A visão do ministro Herman Benjamin pode pavimentar o caminho da questão. Em 2016, ao julgar o caso da Pandurata Alimentos, dona da marca Bauducco, o ministro do Supremo Tribunal de Justiça afirmou que, quando a empresa veiculou a promoção “É hora de Shrek”, cometeu abusos. A campanha consistia na necessidade de que a criança comprasse cinco produtos da linha Gulosos Bauducco e pagasse mais R$ 5 para adquirir um relógio do personagem. Benjamin afirmou que os excessos foram cometidos por se tratar de venda casada e, também, por ser publicidade dirigida ao público infantil. A ação civil pública foi movida pelo Ministério Público de São Paulo, com origem na atuação do Instituto Alana, por meio do programa Criança e Consumo.

O voto do relator é sobre um caso concreto, por isso não pode ser visto como regra geral, mas “o fato de ter sido uma decisão unanime mostra que o tribunal firmou um entendimento.

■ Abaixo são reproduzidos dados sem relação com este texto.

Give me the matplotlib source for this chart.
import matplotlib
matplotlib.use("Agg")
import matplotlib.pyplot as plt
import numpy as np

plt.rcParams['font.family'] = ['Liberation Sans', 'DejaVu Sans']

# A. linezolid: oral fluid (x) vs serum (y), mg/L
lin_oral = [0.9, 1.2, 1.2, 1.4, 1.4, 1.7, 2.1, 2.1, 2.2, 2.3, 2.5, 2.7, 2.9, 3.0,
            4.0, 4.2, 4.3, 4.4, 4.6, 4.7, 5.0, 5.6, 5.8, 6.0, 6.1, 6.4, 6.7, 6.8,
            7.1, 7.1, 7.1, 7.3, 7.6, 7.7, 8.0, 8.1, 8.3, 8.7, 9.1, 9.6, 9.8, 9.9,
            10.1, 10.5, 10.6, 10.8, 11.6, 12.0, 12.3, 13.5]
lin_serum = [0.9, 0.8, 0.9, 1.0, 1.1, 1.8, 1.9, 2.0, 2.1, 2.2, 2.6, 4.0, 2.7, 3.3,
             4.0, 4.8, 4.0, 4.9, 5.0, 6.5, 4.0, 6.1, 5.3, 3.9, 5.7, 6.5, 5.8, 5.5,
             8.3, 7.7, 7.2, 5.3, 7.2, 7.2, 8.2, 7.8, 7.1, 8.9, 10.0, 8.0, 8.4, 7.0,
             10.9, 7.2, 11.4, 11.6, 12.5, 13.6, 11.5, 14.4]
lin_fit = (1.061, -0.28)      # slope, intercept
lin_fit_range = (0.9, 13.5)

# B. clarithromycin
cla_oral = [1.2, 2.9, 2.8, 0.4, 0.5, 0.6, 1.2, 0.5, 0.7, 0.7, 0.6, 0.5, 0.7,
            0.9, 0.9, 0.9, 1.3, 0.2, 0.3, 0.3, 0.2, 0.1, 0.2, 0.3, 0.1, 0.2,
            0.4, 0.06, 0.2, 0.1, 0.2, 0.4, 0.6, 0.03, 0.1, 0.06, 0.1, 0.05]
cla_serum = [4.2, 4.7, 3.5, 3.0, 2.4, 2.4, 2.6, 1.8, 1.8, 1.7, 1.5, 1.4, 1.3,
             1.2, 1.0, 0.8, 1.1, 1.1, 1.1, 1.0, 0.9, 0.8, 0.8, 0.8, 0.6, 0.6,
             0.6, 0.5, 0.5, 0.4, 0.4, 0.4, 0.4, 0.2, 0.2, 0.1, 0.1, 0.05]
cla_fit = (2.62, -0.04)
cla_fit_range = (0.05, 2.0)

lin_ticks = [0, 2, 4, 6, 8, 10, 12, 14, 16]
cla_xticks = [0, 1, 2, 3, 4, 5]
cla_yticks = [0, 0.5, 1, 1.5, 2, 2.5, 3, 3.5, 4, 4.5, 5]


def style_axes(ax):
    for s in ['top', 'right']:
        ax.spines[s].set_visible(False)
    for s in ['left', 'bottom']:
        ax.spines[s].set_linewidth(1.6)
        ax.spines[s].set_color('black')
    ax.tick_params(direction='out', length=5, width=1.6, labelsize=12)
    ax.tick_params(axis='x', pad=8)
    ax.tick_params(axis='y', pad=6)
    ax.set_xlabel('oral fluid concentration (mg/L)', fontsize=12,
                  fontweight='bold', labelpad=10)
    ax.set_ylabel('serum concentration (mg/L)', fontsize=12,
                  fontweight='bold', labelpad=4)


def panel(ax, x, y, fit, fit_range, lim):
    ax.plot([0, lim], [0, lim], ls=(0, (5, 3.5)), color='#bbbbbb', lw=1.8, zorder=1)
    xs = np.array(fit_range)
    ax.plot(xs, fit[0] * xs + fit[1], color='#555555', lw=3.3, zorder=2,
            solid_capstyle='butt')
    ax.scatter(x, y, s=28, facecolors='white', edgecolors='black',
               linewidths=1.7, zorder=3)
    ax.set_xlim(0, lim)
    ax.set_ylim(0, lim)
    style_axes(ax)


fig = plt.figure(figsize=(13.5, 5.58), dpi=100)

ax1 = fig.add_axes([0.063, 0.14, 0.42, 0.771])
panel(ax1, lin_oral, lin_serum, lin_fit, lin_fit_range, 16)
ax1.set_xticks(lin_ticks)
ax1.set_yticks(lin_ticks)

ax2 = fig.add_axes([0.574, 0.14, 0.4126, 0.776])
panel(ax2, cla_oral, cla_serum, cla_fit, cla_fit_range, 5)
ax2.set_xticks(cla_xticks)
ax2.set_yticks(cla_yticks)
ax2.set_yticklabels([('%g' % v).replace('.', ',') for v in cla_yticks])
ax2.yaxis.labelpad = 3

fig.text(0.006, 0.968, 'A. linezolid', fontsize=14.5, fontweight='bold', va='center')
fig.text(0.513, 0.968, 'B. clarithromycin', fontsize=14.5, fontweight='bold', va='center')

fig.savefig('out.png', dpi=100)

Isso tem sido visto como um leading case. É um caso que vai puxar a jurisprudência”, afirmou Gustavo, da USP. Sabino concorda que o caso pode representar um norte, mas afirma que é ilegal por ferir a liberdade de expressão. “Esse tipo de decisão constitui algo perigoso, não há nenhuma lei federal nesse tipo de proibição. Produtos e serviços para crianças podem sim ser anunciados”, afirma o advogado.

Gustavo, por outro lado, entende que “além da constituição garantir a liberdade, ela também garante a proteção da criança e do adolescente. Entre o direto da publicidade e da criança ser protegida, a criança prevalece”. Para ele, a solução seria uma comunicação para informar os pais sobre o produto, e não as crianças. Agências e marcas seguem experimentando
no terreno dos digital influencers, bastante novo para todos os envolvidos, mas à espreita do Conar, que tem direcionado cada vez mais atenção a esse tipo de veiculação. O terceiro maior motivo
de questionamentos no Conar em 2017 foi publicidade em redes sociais. Como o conteúdo infantil online cresce no mesmo ritmo de sua audiência, o trabalho de rever e revisar essa modalidade de anúncio também deve aumentar.